_What you need to do_
Quote every line of the data below as it stands, omitting pictures.
..........
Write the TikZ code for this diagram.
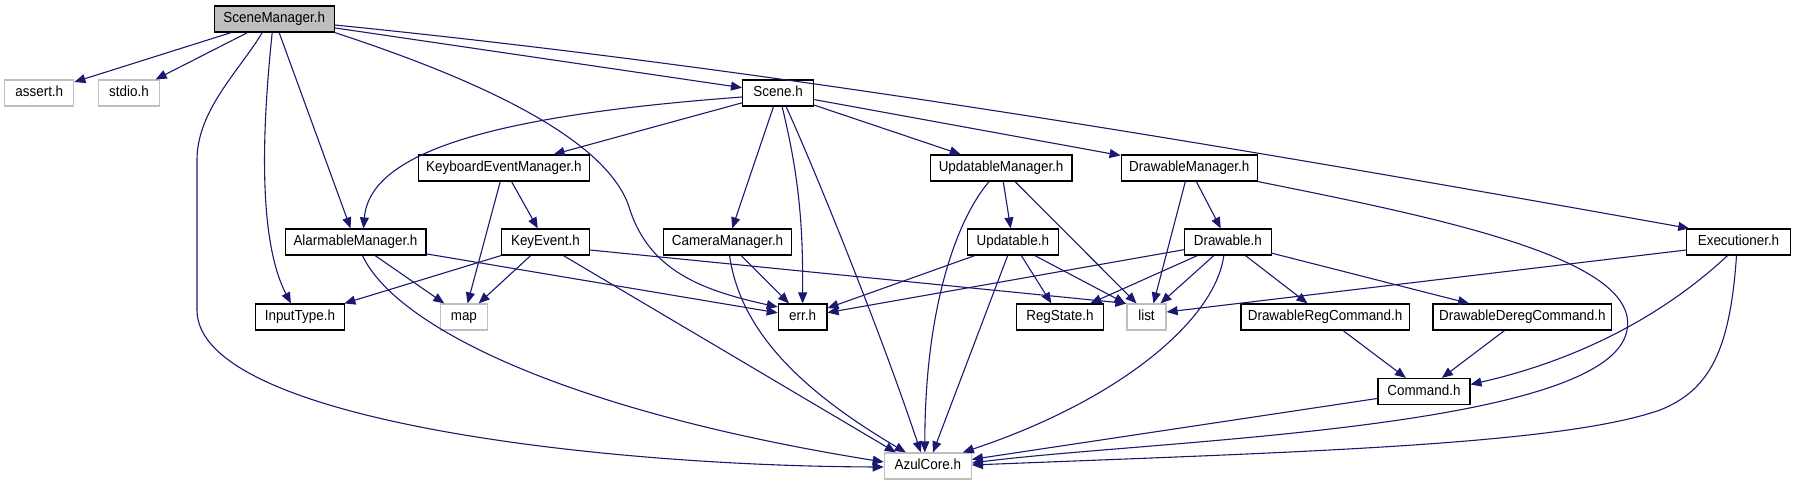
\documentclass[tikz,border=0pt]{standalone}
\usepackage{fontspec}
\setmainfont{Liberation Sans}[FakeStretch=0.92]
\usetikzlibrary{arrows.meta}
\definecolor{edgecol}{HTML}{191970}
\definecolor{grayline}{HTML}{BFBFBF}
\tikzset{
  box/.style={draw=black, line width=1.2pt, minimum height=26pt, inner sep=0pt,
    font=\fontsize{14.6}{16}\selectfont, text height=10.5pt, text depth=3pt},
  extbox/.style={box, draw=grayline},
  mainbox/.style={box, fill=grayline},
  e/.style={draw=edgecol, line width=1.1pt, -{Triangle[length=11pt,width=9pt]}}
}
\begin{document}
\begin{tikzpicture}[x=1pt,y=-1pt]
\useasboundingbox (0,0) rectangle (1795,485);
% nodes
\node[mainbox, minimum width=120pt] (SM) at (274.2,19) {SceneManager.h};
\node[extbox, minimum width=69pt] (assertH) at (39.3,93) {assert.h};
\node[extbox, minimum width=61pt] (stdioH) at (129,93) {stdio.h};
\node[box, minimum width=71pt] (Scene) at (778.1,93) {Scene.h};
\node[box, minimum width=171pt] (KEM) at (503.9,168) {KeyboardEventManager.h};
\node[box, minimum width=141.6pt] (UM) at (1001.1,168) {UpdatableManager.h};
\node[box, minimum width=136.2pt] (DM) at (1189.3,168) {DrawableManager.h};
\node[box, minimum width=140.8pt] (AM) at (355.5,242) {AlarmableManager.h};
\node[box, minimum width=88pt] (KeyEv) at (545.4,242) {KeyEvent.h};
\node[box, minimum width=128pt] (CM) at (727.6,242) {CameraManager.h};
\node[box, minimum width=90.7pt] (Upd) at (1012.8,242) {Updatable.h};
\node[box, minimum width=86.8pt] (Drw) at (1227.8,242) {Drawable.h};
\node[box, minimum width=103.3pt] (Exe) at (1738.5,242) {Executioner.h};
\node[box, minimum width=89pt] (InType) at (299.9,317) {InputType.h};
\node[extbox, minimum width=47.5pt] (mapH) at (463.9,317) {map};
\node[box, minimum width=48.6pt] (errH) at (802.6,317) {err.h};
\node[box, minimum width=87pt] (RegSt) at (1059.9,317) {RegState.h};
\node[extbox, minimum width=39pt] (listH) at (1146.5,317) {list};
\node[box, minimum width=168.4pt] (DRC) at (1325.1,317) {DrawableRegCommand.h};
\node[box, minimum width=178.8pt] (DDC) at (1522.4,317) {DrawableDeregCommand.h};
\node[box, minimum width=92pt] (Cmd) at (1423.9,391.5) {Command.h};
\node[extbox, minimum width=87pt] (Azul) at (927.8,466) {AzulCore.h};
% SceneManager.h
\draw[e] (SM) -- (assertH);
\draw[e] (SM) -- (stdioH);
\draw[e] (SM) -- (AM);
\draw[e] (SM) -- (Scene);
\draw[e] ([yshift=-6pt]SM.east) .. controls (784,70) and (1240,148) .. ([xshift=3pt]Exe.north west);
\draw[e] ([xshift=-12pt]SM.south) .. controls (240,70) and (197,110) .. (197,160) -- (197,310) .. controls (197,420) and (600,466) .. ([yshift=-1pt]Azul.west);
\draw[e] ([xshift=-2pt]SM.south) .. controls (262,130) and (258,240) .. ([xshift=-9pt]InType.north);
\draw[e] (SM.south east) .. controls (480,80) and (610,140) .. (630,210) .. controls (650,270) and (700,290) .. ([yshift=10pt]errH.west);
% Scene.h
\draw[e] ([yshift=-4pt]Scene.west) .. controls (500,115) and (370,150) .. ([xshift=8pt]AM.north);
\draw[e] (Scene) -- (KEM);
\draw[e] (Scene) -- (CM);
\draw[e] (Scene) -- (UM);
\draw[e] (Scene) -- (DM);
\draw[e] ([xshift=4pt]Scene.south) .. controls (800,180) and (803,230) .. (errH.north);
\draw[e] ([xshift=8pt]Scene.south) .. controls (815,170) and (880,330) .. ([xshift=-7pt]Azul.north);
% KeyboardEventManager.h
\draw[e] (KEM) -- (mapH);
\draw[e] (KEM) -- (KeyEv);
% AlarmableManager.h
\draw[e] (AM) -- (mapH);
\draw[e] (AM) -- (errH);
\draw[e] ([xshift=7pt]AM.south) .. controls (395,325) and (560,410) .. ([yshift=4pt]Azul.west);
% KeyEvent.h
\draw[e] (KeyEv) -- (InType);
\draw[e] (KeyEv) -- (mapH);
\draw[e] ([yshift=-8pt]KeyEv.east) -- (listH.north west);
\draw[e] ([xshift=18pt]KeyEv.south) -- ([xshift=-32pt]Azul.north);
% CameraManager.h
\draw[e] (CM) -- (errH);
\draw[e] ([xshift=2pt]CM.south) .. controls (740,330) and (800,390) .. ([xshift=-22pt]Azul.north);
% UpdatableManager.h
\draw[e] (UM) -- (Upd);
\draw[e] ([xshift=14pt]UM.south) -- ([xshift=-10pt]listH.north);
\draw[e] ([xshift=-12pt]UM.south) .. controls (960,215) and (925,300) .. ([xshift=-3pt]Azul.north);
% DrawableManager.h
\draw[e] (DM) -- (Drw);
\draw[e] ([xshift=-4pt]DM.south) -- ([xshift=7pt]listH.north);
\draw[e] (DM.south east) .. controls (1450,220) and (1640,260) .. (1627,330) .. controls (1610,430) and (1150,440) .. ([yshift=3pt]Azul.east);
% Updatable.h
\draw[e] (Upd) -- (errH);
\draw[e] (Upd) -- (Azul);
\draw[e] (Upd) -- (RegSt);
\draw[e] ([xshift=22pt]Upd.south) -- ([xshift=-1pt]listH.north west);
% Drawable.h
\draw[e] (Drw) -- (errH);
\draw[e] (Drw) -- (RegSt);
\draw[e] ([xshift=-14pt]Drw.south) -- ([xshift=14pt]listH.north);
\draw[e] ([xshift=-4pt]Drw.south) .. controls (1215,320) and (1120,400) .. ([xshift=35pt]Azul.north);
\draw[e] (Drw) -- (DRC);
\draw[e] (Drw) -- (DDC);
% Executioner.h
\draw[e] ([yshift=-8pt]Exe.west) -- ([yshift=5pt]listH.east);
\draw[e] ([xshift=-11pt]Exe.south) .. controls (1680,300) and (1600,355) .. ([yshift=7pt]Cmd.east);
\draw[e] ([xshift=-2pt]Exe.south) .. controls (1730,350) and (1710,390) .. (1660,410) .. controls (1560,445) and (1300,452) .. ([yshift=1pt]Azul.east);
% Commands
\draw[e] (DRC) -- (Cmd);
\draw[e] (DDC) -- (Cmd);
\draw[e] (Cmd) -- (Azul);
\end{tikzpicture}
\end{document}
..........
_Result_
Write the TikZ code for this diagram.
\documentclass[tikz,border=0pt]{standalone}
\usepackage{fontspec}
\setmainfont{Liberation Sans}[FakeStretch=0.92]
\usetikzlibrary{arrows.meta}
\definecolor{edgecol}{HTML}{191970}
\definecolor{grayline}{HTML}{BFBFBF}
\tikzset{
  box/.style={draw=black, line width=1.2pt, minimum height=26pt, inner sep=0pt,
    font=\fontsize{14.6}{16}\selectfont, text height=10.5pt, text depth=3pt},
  extbox/.style={box, draw=grayline},
  mainbox/.style={box, fill=grayline},
  e/.style={draw=edgecol, line width=1.1pt, -{Triangle[length=11pt,width=9pt]}}
}
\begin{document}
\begin{tikzpicture}[x=1pt,y=-1pt]
\useasboundingbox (0,0) rectangle (1795,485);
% nodes
\node[mainbox, minimum width=120pt] (SM) at (274.2,19) {SceneManager.h};
\node[extbox, minimum width=69pt] (assertH) at (39.3,93) {assert.h};
\node[extbox, minimum width=61pt] (stdioH) at (129,93) {stdio.h};
\node[box, minimum width=71pt] (Scene) at (778.1,93) {Scene.h};
\node[box, minimum width=171pt] (KEM) at (503.9,168) {KeyboardEventManager.h};
\node[box, minimum width=141.6pt] (UM) at (1001.1,168) {UpdatableManager.h};
\node[box, minimum width=136.2pt] (DM) at (1189.3,168) {DrawableManager.h};
\node[box, minimum width=140.8pt] (AM) at (355.5,242) {AlarmableManager.h};
\node[box, minimum width=88pt] (KeyEv) at (545.4,242) {KeyEvent.h};
\node[box, minimum width=128pt] (CM) at (727.6,242) {CameraManager.h};
\node[box, minimum width=90.7pt] (Upd) at (1012.8,242) {Updatable.h};
\node[box, minimum width=86.8pt] (Drw) at (1227.8,242) {Drawable.h};
\node[box, minimum width=103.3pt] (Exe) at (1738.5,242) {Executioner.h};
\node[box, minimum width=89pt] (InType) at (299.9,317) {InputType.h};
\node[extbox, minimum width=47.5pt] (mapH) at (463.9,317) {map};
\node[box, minimum width=48.6pt] (errH) at (802.6,317) {err.h};
\node[box, minimum width=87pt] (RegSt) at (1059.9,317) {RegState.h};
\node[extbox, minimum width=39pt] (listH) at (1146.5,317) {list};
\node[box, minimum width=168.4pt] (DRC) at (1325.1,317) {DrawableRegCommand.h};
\node[box, minimum width=178.8pt] (DDC) at (1522.4,317) {DrawableDeregCommand.h};
\node[box, minimum width=92pt] (Cmd) at (1423.9,391.5) {Command.h};
\node[extbox, minimum width=87pt] (Azul) at (927.8,466) {AzulCore.h};
% SceneManager.h
\draw[e] (SM) -- (assertH);
\draw[e] (SM) -- (stdioH);
\draw[e] (SM) -- (AM);
\draw[e] (SM) -- (Scene);
\draw[e] ([yshift=-6pt]SM.east) .. controls (784,70) and (1240,148) .. ([xshift=3pt]Exe.north west);
\draw[e] ([xshift=-12pt]SM.south) .. controls (240,70) and (197,110) .. (197,160) -- (197,310) .. controls (197,420) and (600,466) .. ([yshift=-1pt]Azul.west);
\draw[e] ([xshift=-2pt]SM.south) .. controls (262,130) and (258,240) .. ([xshift=-9pt]InType.north);
\draw[e] (SM.south east) .. controls (480,80) and (610,140) .. (630,210) .. controls (650,270) and (700,290) .. ([yshift=10pt]errH.west);
% Scene.h
\draw[e] ([yshift=-4pt]Scene.west) .. controls (500,115) and (370,150) .. ([xshift=8pt]AM.north);
\draw[e] (Scene) -- (KEM);
\draw[e] (Scene) -- (CM);
\draw[e] (Scene) -- (UM);
\draw[e] (Scene) -- (DM);
\draw[e] ([xshift=4pt]Scene.south) .. controls (800,180) and (803,230) .. (errH.north);
\draw[e] ([xshift=8pt]Scene.south) .. controls (815,170) and (880,330) .. ([xshift=-7pt]Azul.north);
% KeyboardEventManager.h
\draw[e] (KEM) -- (mapH);
\draw[e] (KEM) -- (KeyEv);
% AlarmableManager.h
\draw[e] (AM) -- (mapH);
\draw[e] (AM) -- (errH);
\draw[e] ([xshift=7pt]AM.south) .. controls (395,325) and (560,410) .. ([yshift=4pt]Azul.west);
% KeyEvent.h
\draw[e] (KeyEv) -- (InType);
\draw[e] (KeyEv) -- (mapH);
\draw[e] ([yshift=-8pt]KeyEv.east) -- (listH.north west);
\draw[e] ([xshift=18pt]KeyEv.south) -- ([xshift=-32pt]Azul.north);
% CameraManager.h
\draw[e] (CM) -- (errH);
\draw[e] ([xshift=2pt]CM.south) .. controls (740,330) and (800,390) .. ([xshift=-22pt]Azul.north);
% UpdatableManager.h
\draw[e] (UM) -- (Upd);
\draw[e] ([xshift=14pt]UM.south) -- ([xshift=-10pt]listH.north);
\draw[e] ([xshift=-12pt]UM.south) .. controls (960,215) and (925,300) .. ([xshift=-3pt]Azul.north);
% DrawableManager.h
\draw[e] (DM) -- (Drw);
\draw[e] ([xshift=-4pt]DM.south) -- ([xshift=7pt]listH.north);
\draw[e] (DM.south east) .. controls (1450,220) and (1640,260) .. (1627,330) .. controls (1610,430) and (1150,440) .. ([yshift=3pt]Azul.east);
% Updatable.h
\draw[e] (Upd) -- (errH);
\draw[e] (Upd) -- (Azul);
\draw[e] (Upd) -- (RegSt);
\draw[e] ([xshift=22pt]Upd.south) -- ([xshift=-1pt]listH.north west);
% Drawable.h
\draw[e] (Drw) -- (errH);
\draw[e] (Drw) -- (RegSt);
\draw[e] ([xshift=-14pt]Drw.south) -- ([xshift=14pt]listH.north);
\draw[e] ([xshift=-4pt]Drw.south) .. controls (1215,320) and (1120,400) .. ([xshift=35pt]Azul.north);
\draw[e] (Drw) -- (DRC);
\draw[e] (Drw) -- (DDC);
% Executioner.h
\draw[e] ([yshift=-8pt]Exe.west) -- ([yshift=5pt]listH.east);
\draw[e] ([xshift=-11pt]Exe.south) .. controls (1680,300) and (1600,355) .. ([yshift=7pt]Cmd.east);
\draw[e] ([xshift=-2pt]Exe.south) .. controls (1730,350) and (1710,390) .. (1660,410) .. controls (1560,445) and (1300,452) .. ([yshift=1pt]Azul.east);
% Commands
\draw[e] (DRC) -- (Cmd);
\draw[e] (DDC) -- (Cmd);
\draw[e] (Cmd) -- (Azul);
\end{tikzpicture}
\end{document}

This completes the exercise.